A couple of other details for Dynomite's YAML. You do not need 65536 for the mbuf_size
. You can use something smaller like 16384. You should also remove the dyn_port: 65533
. dyn_listen
would do the job. Make sure before you start Conductor that you can send data with redis-cli.
@clari-akhilesh / @v1r3n ,
im new cluster things. so could you please explain on how did you do it? i am running conductor using jar. do i need any other clustering tools to make the conductor cluster or they have cluster mode themselves? please let me know if there are any other reference docs.
@v1r3n , How is load balancing among Conductor servers achieved? Is a load balancer must? Or the Conductor Servers within a cluster (talking to the same underlying Dynomite) capable of load balancing by themselves as the deployment follows peer-to-peer architecture?

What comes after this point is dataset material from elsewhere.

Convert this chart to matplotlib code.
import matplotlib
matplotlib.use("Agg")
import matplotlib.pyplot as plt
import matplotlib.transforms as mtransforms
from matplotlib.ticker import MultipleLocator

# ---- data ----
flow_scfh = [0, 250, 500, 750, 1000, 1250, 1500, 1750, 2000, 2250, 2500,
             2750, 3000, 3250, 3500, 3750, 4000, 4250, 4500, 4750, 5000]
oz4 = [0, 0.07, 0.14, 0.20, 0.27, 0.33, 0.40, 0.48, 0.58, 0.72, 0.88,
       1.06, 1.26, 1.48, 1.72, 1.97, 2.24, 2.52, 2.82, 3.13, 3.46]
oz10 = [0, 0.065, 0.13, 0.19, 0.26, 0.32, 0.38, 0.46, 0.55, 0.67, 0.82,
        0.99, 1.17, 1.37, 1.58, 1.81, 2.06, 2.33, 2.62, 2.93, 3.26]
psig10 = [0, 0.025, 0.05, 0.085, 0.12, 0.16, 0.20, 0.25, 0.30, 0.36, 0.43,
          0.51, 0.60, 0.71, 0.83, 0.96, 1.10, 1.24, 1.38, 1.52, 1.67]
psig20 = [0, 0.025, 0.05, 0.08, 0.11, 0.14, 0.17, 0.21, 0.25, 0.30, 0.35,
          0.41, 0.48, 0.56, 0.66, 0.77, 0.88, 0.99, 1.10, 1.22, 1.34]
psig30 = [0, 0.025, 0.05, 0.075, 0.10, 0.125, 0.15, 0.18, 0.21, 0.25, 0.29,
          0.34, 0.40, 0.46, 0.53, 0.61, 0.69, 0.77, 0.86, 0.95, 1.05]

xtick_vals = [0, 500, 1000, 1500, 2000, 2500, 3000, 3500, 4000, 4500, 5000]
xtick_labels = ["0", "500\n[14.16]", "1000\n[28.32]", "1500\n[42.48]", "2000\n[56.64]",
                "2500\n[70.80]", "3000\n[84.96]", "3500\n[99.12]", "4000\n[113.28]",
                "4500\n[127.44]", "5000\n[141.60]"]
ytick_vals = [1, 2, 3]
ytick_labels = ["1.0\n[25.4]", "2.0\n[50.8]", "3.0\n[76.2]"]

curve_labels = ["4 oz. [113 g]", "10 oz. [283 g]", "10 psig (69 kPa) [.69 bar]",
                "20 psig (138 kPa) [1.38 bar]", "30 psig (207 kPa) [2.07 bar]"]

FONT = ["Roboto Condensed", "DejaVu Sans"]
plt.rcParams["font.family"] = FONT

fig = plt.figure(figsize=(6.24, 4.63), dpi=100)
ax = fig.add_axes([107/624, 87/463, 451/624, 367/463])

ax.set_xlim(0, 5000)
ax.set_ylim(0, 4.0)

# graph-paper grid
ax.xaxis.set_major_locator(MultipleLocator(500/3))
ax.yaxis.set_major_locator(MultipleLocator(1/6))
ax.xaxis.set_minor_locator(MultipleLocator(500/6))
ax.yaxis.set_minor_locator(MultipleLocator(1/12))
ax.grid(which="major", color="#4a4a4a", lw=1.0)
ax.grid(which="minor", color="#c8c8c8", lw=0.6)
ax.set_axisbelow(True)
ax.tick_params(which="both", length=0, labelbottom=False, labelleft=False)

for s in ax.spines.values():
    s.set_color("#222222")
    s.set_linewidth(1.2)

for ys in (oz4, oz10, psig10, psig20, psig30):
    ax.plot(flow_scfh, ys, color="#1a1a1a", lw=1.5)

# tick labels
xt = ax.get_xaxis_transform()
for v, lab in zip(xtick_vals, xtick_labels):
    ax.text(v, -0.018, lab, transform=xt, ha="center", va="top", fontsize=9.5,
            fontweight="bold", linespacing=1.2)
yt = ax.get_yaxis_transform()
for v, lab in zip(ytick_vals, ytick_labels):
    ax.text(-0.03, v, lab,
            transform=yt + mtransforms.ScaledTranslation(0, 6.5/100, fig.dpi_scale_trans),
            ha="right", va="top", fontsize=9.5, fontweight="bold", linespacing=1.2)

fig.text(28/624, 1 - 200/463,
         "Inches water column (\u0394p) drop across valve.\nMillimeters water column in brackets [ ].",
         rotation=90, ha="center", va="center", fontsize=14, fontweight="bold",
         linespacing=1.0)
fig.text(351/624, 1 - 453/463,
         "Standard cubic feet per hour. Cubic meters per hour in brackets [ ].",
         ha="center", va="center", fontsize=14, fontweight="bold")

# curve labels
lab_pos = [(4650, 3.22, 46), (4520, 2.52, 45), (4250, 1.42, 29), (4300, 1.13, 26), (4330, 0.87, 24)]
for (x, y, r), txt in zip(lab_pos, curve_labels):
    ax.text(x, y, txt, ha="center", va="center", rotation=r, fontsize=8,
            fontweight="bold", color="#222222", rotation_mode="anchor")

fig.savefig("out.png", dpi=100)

Conductor itself is stateless and so n nodes can be put behind a load balancer and each Conductor instance treated the same as another functionally. With horizontal scaling and availability of Conductor solved, this leaves the backend. Each Conductor node is configured in its configuration file to talk to m Dynomite nodes and internally Dynomite will potentially forward requests to other Dynomite nodes (total of p Dynomite nodes, where p >= m) that contains the data desired. Dynomite will also perform replication and redistribution of data transparent to clients. So, Dynomite can be functionally treated similar to a multi-master database with multiple writers somewhat similar to Redis 3 (or Memcache) cluster equivalents.

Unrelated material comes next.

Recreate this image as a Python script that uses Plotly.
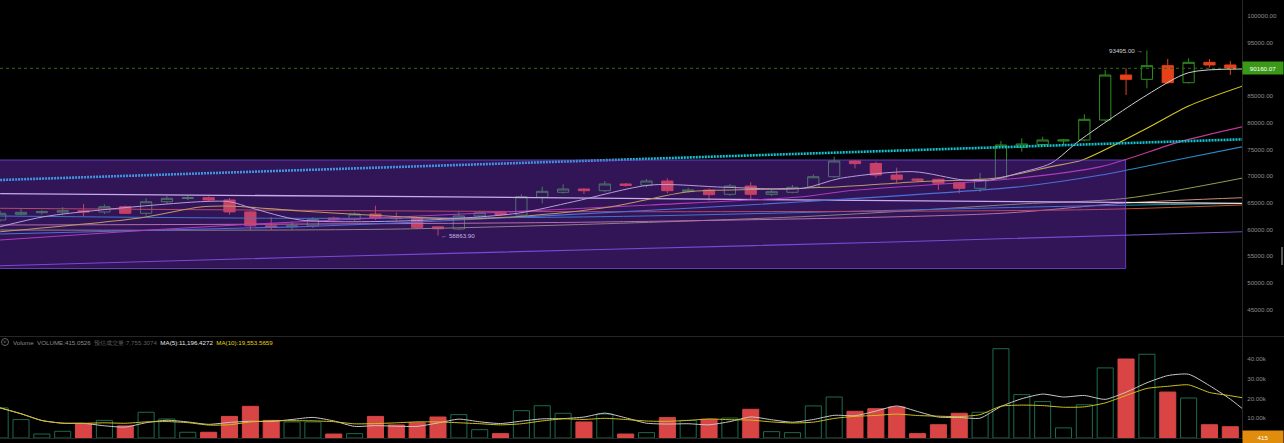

For ElasticSearch configuration for Conductor, the architecture is different and looks more like a traditional single endpoint service.
For a deeper dive on Dynomite and how it works with Redis / Memcached, please see https://medium.com/netflix-techblog/introducing-dynomite-making-non-distributed-databases-distributed-c7bce3d89404
Thanks @djk29a for clarifying the load balancing. Couple of quick questions:
Somewhere I read that Conductor Servers follow peer-to-peer deployment architecture. So, what kind of information is exchanged among the Conductor Servers in a cluster? What is the communication mechanism or protocol?
Conductor servers do not communicate to each other - as there is no persistent state maintained on the servers. They are essentially stateless machines. The state of the workflows is maintained in the dynomite database and is read each time a workflow execution is evaluated.
Hope this clarifies.
Thanks @v1r3n for the clarification.
In the documentation, you mentioned that scaling out conductor servers would achieve scalability and improve performance. In my test cluster, every node has elasticsearch, dynomite and conductor server running. When scaling up from 1 to 2 nodes, the performance dropped (measured by, time taken to run 'x' number of parallel workflows). Is this the right way to scale conductor? If not, could you provide the best practices? Thanks.